"I've seen Steelheart bleed."
This unique book deserves its praised reputation. When we think in the world of superpowered beings, we reach to saviors, bringers of light, order, and peace. Steelheart instead brings in the anti of that, superhumans bent on controlling and breaking worlds rather than building them. David is one more person who seeks to overcome the self-imposing rulers, latching on to a group determined to find the flaws of 'Epics' and kill them. While they all have their own unique powers, they each have a unique weakness as well, usually too hidden to find without meticulous research and downright stalking.

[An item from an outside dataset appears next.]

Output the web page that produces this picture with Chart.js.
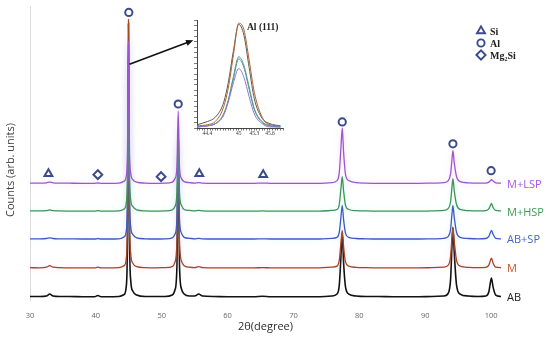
<!DOCTYPE html>
<html>
<head>
<meta charset="utf-8">
<script src="https://cdn.jsdelivr.net/npm/chart.js@4.4.1/dist/chart.umd.min.js"></script>
<style>
  html, body { margin: 0; padding: 0; background: #fff; }
  #wrap { position: relative; width: 550px; height: 341px; }
  #main { position: absolute; left: 0; top: 0; width: 550px; height: 341px; }
  #inset { position: absolute; left: 183px; top: 14px; width: 104px; height: 124px; }
</style>
</head>
<body>
<div id="wrap">
  <div id="main"><canvas id="xrdChart"></canvas></div>
  <div id="inset"><canvas id="insetChart"></canvas></div>
</div>
<script>
'use strict';

// 2θ positions (degree)
var twoTheta = [30, 31.5, 32.5, 33.0, 33.5, 34.5, 36, 38, 39.8, 40.3,
  40.8, 42, 43.5, 44.3, 44.6, 44.8, 44.95, 45.1, 45.3, 45.6,
  46.2, 47.5, 49, 50.5, 51.6, 52.0, 52.3, 52.5, 52.7, 53.0,
  53.4, 54.2, 55.0, 55.6, 56.2, 58, 60, 62, 64, 65.3,
  66.5, 68, 70, 72, 74, 75.8, 76.6, 76.95, 77.2, 77.4,
  77.6, 77.9, 78.4, 79.5, 81, 83, 85, 87, 89, 91,
  92.8, 93.5, 93.85, 94.05, 94.2, 94.4, 94.75, 95.3, 96.5, 98,
  99.2, 99.65, 99.9, 100.05, 100.3, 100.7, 101.5];

// intensities above each pattern's own baseline (arb. units)
var countsAB = [0.5, 0.5, 1, 3, 1, 0.5, 0.5, 0.3, 0.3, 1.5,
  0.3, 0.3, 0.5, 2.5, 10, 60, 275, 65, 16, 6,
  2, 0.5, 0.5, 0.5, 2, 7, 30, 147, 30, 8,
  3, 1, 1, 3, 1, 0.5, 0.3, 0.3, 0.3, 0.8,
  0.3, 0.2, 0.2, 0.3, 0.3, 1, 3, 12, 40, 65,
  35, 10, 3, 1, 0.5, 0.5, 0.3, 0.3, 0.3, 0.5,
  1, 4, 18, 50, 70, 45, 12, 3, 1, 0.5,
  1, 5, 15, 19, 10, 2, 0.5];
var countsM = [0.5, 0.3, 1, 2.5, 1, 0.5, 0.3, 0.3, 0.3, 1,
  0.3, 0.3, 0.5, 2.5, 9, 55, 250, 60, 14, 5,
  1.5, 0.5, 0.3, 0.5, 1.5, 6, 26, 128, 26, 7,
  2.5, 1, 0.5, 1.5, 0.5, 0.3, 0.3, 0.3, 0.3, 0.5,
  0.3, 0.3, 0.3, 0.3, 0.3, 1, 2, 8, 25, 38,
  22, 6, 2, 0.8, 0.5, 0.3, 0.3, 0.3, 0.3, 0.5,
  1, 3, 12, 30, 41, 27, 8, 2, 0.8, 0.5,
  0.8, 3, 8, 10, 5, 1, 0.5];
var countsABSP = [0.5, 0.5, 0.8, 1.5, 0.8, 0.5, 0.4, 0.3, 0.3, 0.8,
  0.3, 0.3, 0.5, 2.5, 8, 45, 195, 48, 12, 5,
  1.5, 0.5, 0.3, 0.5, 1.5, 5, 20, 95, 20, 6,
  2, 1, 0.5, 1, 0.5, 0.3, 0.3, 0.3, 0.3, 0.5,
  0.3, 0.3, 0.3, 0.3, 0.3, 1, 2, 7, 22, 34,
  20, 6, 2, 0.8, 0.5, 0.3, 0.3, 0.3, 0.3, 0.5,
  1, 3, 10, 25, 34, 22, 7, 2, 0.8, 0.5,
  0.8, 3, 7, 9, 5, 1, 0.5];
var countsMHSP = [0.5, 0.5, 0.8, 1.5, 0.8, 0.5, 0.4, 0.3, 0.3, 0.8,
  0.3, 0.3, 0.5, 2.5, 8, 40, 168, 42, 11, 5,
  1.5, 0.5, 0.3, 0.5, 1.5, 5, 18, 82, 18, 6,
  2, 1, 0.5, 1, 0.5, 0.3, 0.3, 0.3, 0.3, 0.5,
  0.3, 0.3, 0.3, 0.3, 0.3, 1, 2, 7, 23, 35,
  21, 6, 2, 0.8, 0.5, 0.3, 0.3, 0.3, 0.3, 0.5,
  1, 3, 10, 24, 33, 21, 7, 2, 0.8, 0.5,
  0.8, 2.5, 6, 8, 4, 1, 0.5];
var countsMLSP = [0.5, 0.5, 0.8, 1.5, 0.8, 0.5, 0.4, 0.3, 0.3, 0.6,
  0.3, 0.3, 0.5, 2.5, 7, 35, 143, 36, 10, 4,
  1.5, 0.5, 0.3, 0.5, 1.5, 5, 16, 73, 16, 5,
  2, 1, 0.5, 1, 0.5, 0.3, 0.3, 0.3, 0.3, 0.5,
  0.3, 0.3, 0.3, 0.3, 0.3, 1, 3, 11, 36, 56,
  32, 9, 3, 1, 0.5, 0.3, 0.3, 0.3, 0.3, 0.5,
  1, 3, 10, 24, 33, 21, 7, 2, 0.8, 0.5,
  0.5, 1.5, 3, 4, 2.5, 0.8, 0.5];

var seriesNames = ['AB', 'M', 'AB+SP', 'M+HSP', 'M+LSP'];
var seriesCounts = [countsAB, countsM, countsABSP, countsMHSP, countsMLSP];
var seriesOffsets = [3, 32, 61, 89, 117];

// phase markers: 2θ and height
var siPeaks = [32.8, 55.7, 65.4];
var siMarkY = [127, 127, 126];
var alPeaks = [45.0, 52.5, 77.4, 94.2, 100.0];
var alMarkY = [289, 197, 179, 157, 130];
var mg2siPeaks = [40.3, 49.9];
var mg2siMarkY = [126, 124];

var xTickLabels = [30, 40, 50, 60, 70, 80, 90, 100];

// inset: Al (111) peak
var insetTheta = [44.2, 44.4, 44.55, 44.7, 44.8, 44.9, 45.0, 45.1, 45.2, 45.3, 45.45, 45.6, 45.8];
var insetAB = [3, 6, 10, 22, 42, 72, 96, 86, 56, 27, 9, 4, 2];
var insetM = [2, 3, 6, 18, 37, 68, 97, 91, 63, 33, 10, 3, 2];
var insetABSP = [1, 2, 4, 11, 25, 46, 64, 56, 36, 17, 5, 2, 1];
var insetMHSP = [1, 2, 4, 12, 26, 48, 66, 58, 38, 18, 6, 2, 1];
var insetMLSP = [1, 2, 4, 11, 24, 42, 55, 47, 29, 13, 4, 1, 1];
var insetTickLabels = [44.4, 45, 45.3, 45.6];

var lineColors = ['#111111', '#a2461f', '#3f58c4', '#3e9352', '#9c55d0'];
var labelColors = ['#222222', '#c4562a', '#4466cc', '#3c9a55', '#a855e0'];
var glowColors = [null, 'rgba(255,150,225,0.4)', 'rgba(130,240,240,0.4)', 'rgba(130,240,240,0.4)', 'rgba(255,150,225,0.4)'];
var insetColors = ['#5a5a5a', '#b0602e', '#4a86b8', '#52a374', '#9474d4'];
var markerColor = '#3b4a8c';

function toPoints(xs, ys, offset) {
  return xs.map(function(x, i) {
    return { x: x, y: ys[i] + (offset || 0) };
  });
}

function markerData(xs, ys) {
  return xs.map(function(x, i) { return { x: x, y: ys[i] }; });
}

var glowPlugin = {
  id: 'glow',
  beforeDatasetDraw: function(chart, args) {
    var ds = chart.data.datasets[args.index];
    chart.ctx.save();
    if (ds.glow) {
      chart.ctx.shadowColor = ds.glow;
      chart.ctx.shadowBlur = 6;
    }
  },
  afterDatasetDraw: function(chart) {
    chart.ctx.restore();
  }
};

var annotationsPlugin = {
  id: 'xrdAnnotations',
  afterDraw: function(chart) {
    var ctx = chart.ctx;
    var xs = chart.scales.x;
    var ys = chart.scales.y;

    ctx.save();
    // y axis title
    ctx.save();
    ctx.translate(11, 170);
    ctx.rotate(-Math.PI / 2);
    ctx.font = '11px "Open Sans", sans-serif';
    ctx.fillStyle = '#404040';
    ctx.textAlign = 'center';
    ctx.textBaseline = 'middle';
    ctx.fillText('Counts (arb. units)', 0, 0);
    ctx.restore();

    // series names at the right end
    ctx.font = '11px "Open Sans", sans-serif';
    ctx.textBaseline = 'middle';
    ctx.textAlign = 'left';
    seriesNames.forEach(function(name, i) {
      ctx.fillStyle = labelColors[i];
      ctx.fillText(name, xs.getPixelForValue(101.5) + 6, ys.getPixelForValue(seriesOffsets[i]) + 1);
    });

    // arrow from Al(111) peak to inset
    var x0 = xs.getPixelForValue(45.1), y0 = ys.getPixelForValue(237);
    var x1 = xs.getPixelForValue(54.8), y1 = ys.getPixelForValue(261);
    var ang = Math.atan2(y1 - y0, x1 - x0);
    ctx.strokeStyle = '#111';
    ctx.fillStyle = '#111';
    ctx.lineWidth = 1.6;
    ctx.beginPath();
    ctx.moveTo(x0, y0);
    ctx.lineTo(x1 - 5 * Math.cos(ang), y1 - 5 * Math.sin(ang));
    ctx.stroke();
    ctx.beginPath();
    ctx.moveTo(x1, y1);
    ctx.lineTo(x1 - 8 * Math.cos(ang - 0.4), y1 - 8 * Math.sin(ang - 0.4));
    ctx.lineTo(x1 - 8 * Math.cos(ang + 0.4), y1 - 8 * Math.sin(ang + 0.4));
    ctx.closePath();
    ctx.fill();

    // phase key
    var key = [['triangle', 'Si'], ['circle', 'Al'], ['rectRot', 'Mg\u2082Si']];
    key.forEach(function(k, i) {
      var ky = 31 + i * 12;
      ctx.fillStyle = '#ffffff';
      ctx.strokeStyle = markerColor;
      ctx.lineWidth = 1.9;
      Chart.helpers.drawPoint(ctx, {
        pointStyle: k[0], radius: k[0] === 'circle' ? 3.6 : 4.6, rotation: 0,
        borderWidth: 1.9
      }, 481, ky);
      ctx.font = 'bold 10px "Liberation Serif", serif';
      ctx.fillStyle = '#222';
      ctx.fillText(k[1], 490, ky + 1);
    });
    ctx.restore();
  }
};

function buildMain() {
  var datasets = seriesNames.map(function(name, i) {
    return {
      type: 'line',
      label: name,
      data: toPoints(twoTheta, seriesCounts[i], seriesOffsets[i]),
      borderColor: lineColors[i],
      borderWidth: i === 0 ? 1.6 : 1.3,
      pointRadius: 0,
      cubicInterpolationMode: 'monotone',
      glow: glowColors[i],
      order: 5 - i
    };
  });

  var markerStyle = {
    type: 'scatter',
    borderColor: markerColor,
    backgroundColor: 'rgba(255,255,255,0)',
    borderWidth: 2,
    order: 0,
    clip: false
  };
  datasets.push(Object.assign({ label: 'Si', data: markerData(siPeaks, siMarkY), pointStyle: 'triangle', pointRadius: 4.5 }, markerStyle));
  datasets.push(Object.assign({ label: 'Al', data: markerData(alPeaks, alMarkY), pointStyle: 'circle', pointRadius: 3.6 }, markerStyle));
  datasets.push(Object.assign({ label: 'Mg2Si', data: markerData(mg2siPeaks, mg2siMarkY), pointStyle: 'rectRot', pointRadius: 4.4 }, markerStyle));

  var ctx = document.getElementById('xrdChart').getContext('2d');
  new Chart(ctx, {
    data: { datasets: datasets },
    options: {
      responsive: true,
      maintainAspectRatio: false,
      animation: false,
      events: [],
      layout: { padding: { left: 4, right: 49, top: 5, bottom: 7 } },
      plugins: { legend: { display: false }, tooltip: { enabled: false } },
      scales: {
        x: {
          type: 'linear',
          min: 30,
          max: 101.5,
          grid: { display: false },
          border: { display: false },
          afterBuildTicks: function(scale) {
            scale.ticks = xTickLabels.map(function(v) { return { value: v }; });
          },
          afterFit: function(scale) { scale.height = 34; },
          ticks: {
            font: { size: 7.5, family: '"Open Sans", sans-serif' },
            color: '#666',
            padding: 3,
            maxRotation: 0
          },
          title: {
            display: true,
            text: '2\u03b8(degree)',
            font: { size: 11, family: '"Open Sans", sans-serif' },
            color: '#2a2a2a',
            padding: { top: 2, bottom: 1 }
          }
        },
        y: {
          type: 'linear',
          min: 0,
          max: 295,
          grid: { display: false },
          border: { display: true, color: '#dcdcdc', width: 1 },
          ticks: { display: false },
          afterFit: function(scale) { scale.width = 26; }
        }
      }
    },
    plugins: [glowPlugin, annotationsPlugin]
  });
}

var insetTitlePlugin = {
  id: 'insetTitle',
  afterDraw: function(chart) {
    var ctx = chart.ctx;
    var area = chart.chartArea;
    ctx.save();
    ctx.font = 'bold 9.5px "Liberation Serif", serif';
    ctx.fillStyle = '#222';
    ctx.textBaseline = 'middle';
    ctx.fillText('Al (111)', area.left + 50, area.top + 8);
    ctx.restore();
  }
};

function buildInset() {
  var insetSeries = [insetAB, insetM, insetABSP, insetMHSP, insetMLSP];
  var datasets = insetSeries.map(function(vals, i) {
    return {
      label: seriesNames[i],
      data: toPoints(insetTheta, vals, 0),
      borderColor: insetColors[i],
      borderWidth: 1,
      pointRadius: 0,
      cubicInterpolationMode: 'monotone',
      order: 5 - i
    };
  });

  var ctx = document.getElementById('insetChart').getContext('2d');
  new Chart(ctx, {
    type: 'line',
    data: { datasets: datasets },
    options: {
      responsive: true,
      maintainAspectRatio: false,
      animation: false,
      events: [],
      layout: { padding: { left: 0, right: 4, top: 6, bottom: 0 } },
      plugins: { legend: { display: false }, tooltip: { enabled: false } },
      scales: {
        x: {
          type: 'linear',
          min: 44.2,
          max: 45.85,
          grid: { display: true, drawOnChartArea: false, tickLength: 2.5, color: '#444', lineWidth: 0.7 },
          border: { display: true, color: '#444', width: 1 },
          afterBuildTicks: function(scale) {
            var t = [];
            for (var v = 44.2; v <= 45.851; v += 0.05) { t.push({ value: Math.round(v * 100) / 100 }); }
            scale.ticks = t;
          },
          afterFit: function(scale) { scale.height = 10; },
          ticks: {
            autoSkip: false,
            maxRotation: 0,
            padding: 0,
            font: { size: 5.5, family: '"Liberation Serif", serif' },
            color: '#333',
            callback: function(value) {
              for (var i = 0; i < insetTickLabels.length; i++) {
                if (Math.abs(value - insetTickLabels[i]) < 0.001) { return String(insetTickLabels[i]); }
              }
              return '';
            }
          }
        },
        y: {
          type: 'linear',
          min: 0,
          max: 100,
          grid: { display: true, drawOnChartArea: false, tickLength: 3, color: '#444', lineWidth: 0.7 },
          border: { display: true, color: '#444', width: 1 },
          afterFit: function(scale) { scale.width = 14; },
          ticks: {
            stepSize: 5,
            autoSkip: false,
            padding: 0,
            font: { size: 4 },
            callback: function() { return ''; }
          }
        }
      }
    },
    plugins: [insetTitlePlugin]
  });
}

buildMain();
buildInset();
</script>
</body>
</html>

The opening sets a tragic tone, so right away the reader is able to latch on to the protagonist's motivating drive for revenge and change. After this the novel drives into tense scenes between the saving group called Reckoners, a group David desperately wants to power up with to overcome his town's epic. It's not easy to do, as not every one in the group is on board with David's plans and targets. This is as interesting as the fights with the villains, the internal power struggle that makes him doubt not only the members but himself.
This isn't to say the battles between the actual epics themselves aren't good, because they're actually great. The group has a consensus belief that epics were never human, or when they become epics they shed their humanity like a snake skin. They seem to have little feelings and little attachment to humanity and compassion. The guy who brings about darkness (can't think of his name) reminded me of Nocturne from League of Legends. Too funny because I kept picturing his trademark "Darkness!" cry. The finale battle with Steelheart and David is an incredible scene, with the sun rising behind Steelheart's face, blinding David as he finally sees the truth.
There's a twist or two, of course. Even if I suspected some of them and turned out right with my predictions, they were still creatively maneuvered twists I give the author kudos for. And of course everyone reading this book has it in the back of their minds where they are trying to figure out Steelheart's weakness. How about it, were you right? I wasn't. It was nice to see the protagonist have the same idea I did, though, showing I wasn't as clever as I thought.
This is my first venture into Sanderson's work, and it will not be a isolated voyage. I'll keep coming back, first to the sequels of this series and then perhaps to other works. Because not only did this book have a unique idea of villains to seek out and destroy, raising stakes along with questions on morality, humanity's standing, and internal corruption opening the eyes on black and white issues, but it also didn't shy away from the darkest moments of the heroes themselves.
It reverses the order where the lone man is the savior and the superhuman the villain. The monster is real, the monster is scary, and the monster has powers the saviors don't. Or is that the case in the end after all? The opening has a man killed because he has an unshakeable belief in the goodness of an epic. The book spends its duration showing that the man was wrong, that the epics are bad. But then the book closes with a question of that really being the case after all. It's a book that makes you think, makes you wonder, and so it's a book that works.
Book Quotes:
“We were like deaf people trying to dance to a beat we couldn't hear, long after the music actually stopped.”
“Don't just act because you can; act because it's the right thing to do. If you keep that in mind, you'll be all right.”